2.08.2009

Celebrating black history


"Can we make a collage to use for the Perspectives page CP this weekend?" a hopeful pair of opinion editors each asked me separately on Tuesday.
"No problem. Get me a list..." I responded both times.

I always think those things are going to be easy. Slap some photos onto other photos. Voila! Instant centerpiece.

Of course, now that the whole thing is behind me, I can think of at least three ways I could have done it "simpler." A bunch of stacked black-and-photos with IDs in red boxes on top of them, a la Vanity Fair and the like. A checkerboard of photo/ID pairs. A combination of the two ... sorta.

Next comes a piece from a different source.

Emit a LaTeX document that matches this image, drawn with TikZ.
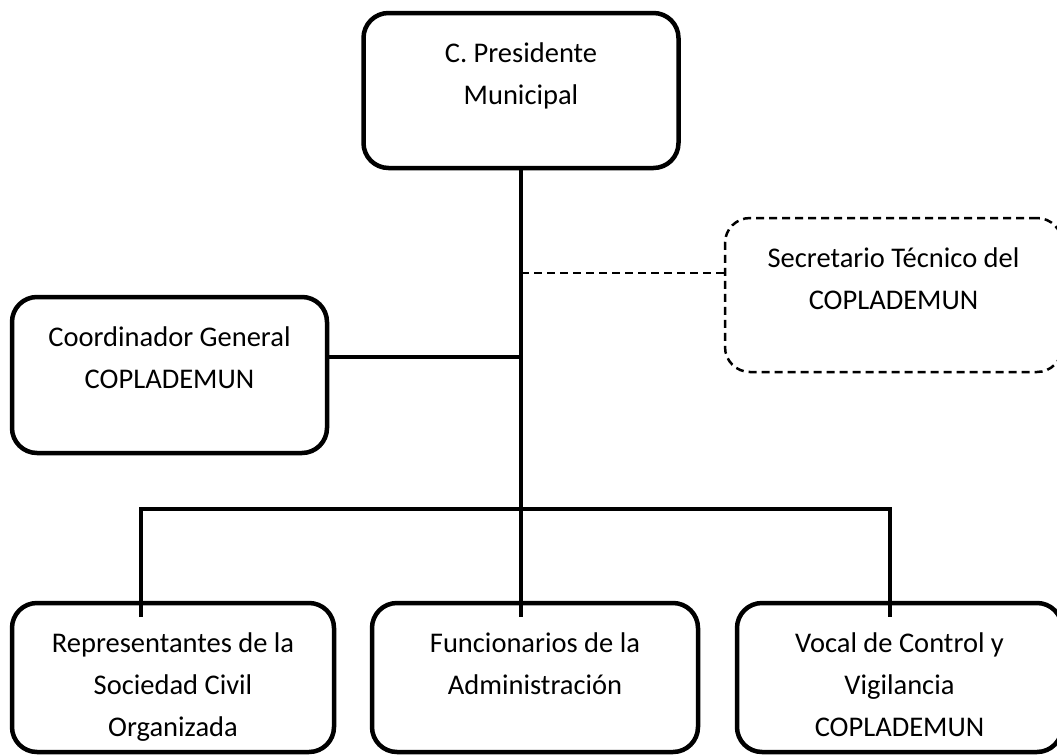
\documentclass[tikz,border=0pt]{standalone}
\usepackage{fontspec}
\setmainfont{Carlito}
\newcommand{\boxtext}[3]{\parbox[c][#2][t]{#1}{\centering\rule{0pt}{49pt}#3}}
\begin{document}
\begin{tikzpicture}[x=1pt,y=-1pt,
  every node/.style={font=\fontsize{28.5}{42}\selectfont},
  orgbox/.style={draw, line width=4.5pt, rounded corners=25pt, inner sep=0pt},
  dashbox/.style={draw, line width=2.5pt, dash pattern=on 8pt off 5pt, rounded corners=25pt, inner sep=0pt},
  conn/.style={line width=4.5pt, line join=miter},
  dconn/.style={line width=2.5pt, dash pattern=on 8pt off 5pt}]
\useasboundingbox (0,0) rectangle (1057,755);
\fill[white] (0,0) rectangle (1057,755);
\node[orgbox] (pres) at (521,90.5) {\boxtext{315pt}{155pt}{C. Presidente\\Municipal}};
\node[orgbox] (coord) at (169.5,375) {\boxtext{315pt}{156pt}{Coordinador General\\COPLADEMUN}};
\node[dashbox] (sec) at (893.5,295) {\boxtext{337pt}{154pt}{Secretario Técnico del\\COPLADEMUN}};
\node[orgbox] (rep) at (173,677.5) {\boxtext{322pt}{149pt}{Representantes de la\\Sociedad Civil\\Organizada}};
\node[orgbox] (fun) at (535,677.5) {\boxtext{326pt}{149pt}{Funcionarios de la\\Administración}};
\node[orgbox] (voc) at (899.5,677.5) {\boxtext{325pt}{149pt}{Vocal de Control y\\Vigilancia\\COPLADEMUN}};
\coordinate (tb) at (521,617);
\coordinate (cj) at (521,357);
\coordinate (sj) at (521,273);
\coordinate (bl) at (141,509);
\coordinate (br) at (890,509);
\draw[conn] (pres.south) -- (tb);
\draw[conn] (cj) -- (cj -| coord.east);
\draw[dconn] (sj) -- (sj -| sec.west);
\draw[conn] (bl |- tb) -- (bl) -- (br) -- (br |- tb);
\end{tikzpicture}
\end{document}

But you know, when you're on your 13th consecutive hour at the office — and even the morning after a semi-decent night's sleep after said long work day — it can be difficult to see your way out of the tunnel you created for yourself at the beginning of the project.

So I ended up with this collage. I, personally, like the glowing red super-hero-esque Muhammed Ali. I'm sure others will wonder what I was thinking. I tried turning him other colors, especially after I put a stylized photo of Rosa Parks, in her red shirt, very nearby. But he just didn't look quite so magnificent unless he was red.

And why is Frederick Douglass blue, you might wonder? Well, you'd be a little sad, too, if you were dead before it was cool to be black. ... Did I go too far? Forgive me. I tend to get punchy after a few very long days jammed between some less-than-appealing hour-long-plus commutes in the rain.

In hindsight, since I had to rap up quick and things weren't ending exactly right, I really should have had the desk tone the thing b/w. It probably would have been better, and I wouldn't have to explain why I made Ali the ani-Hulk. Grrrr.


Original phots from Getty Images, wire services, and web

Bottom row, from left: Rosa Parks, Muhammed Ali and Richard Pryor. Middle row: Malcolm X and Martin Luther King Jr. Back row: George Washington Carver, President Barrack Obama, Harriet Tubman, Frederick Douglass (in blue) and Ruby Bridges (in white).



Follow-up note: No one gave me even an ounce of flack for the red Ali. As a matter of fact, I got quite a few compliments on the illustration. I guess you just never can tell what's going to strike people as odd — or not.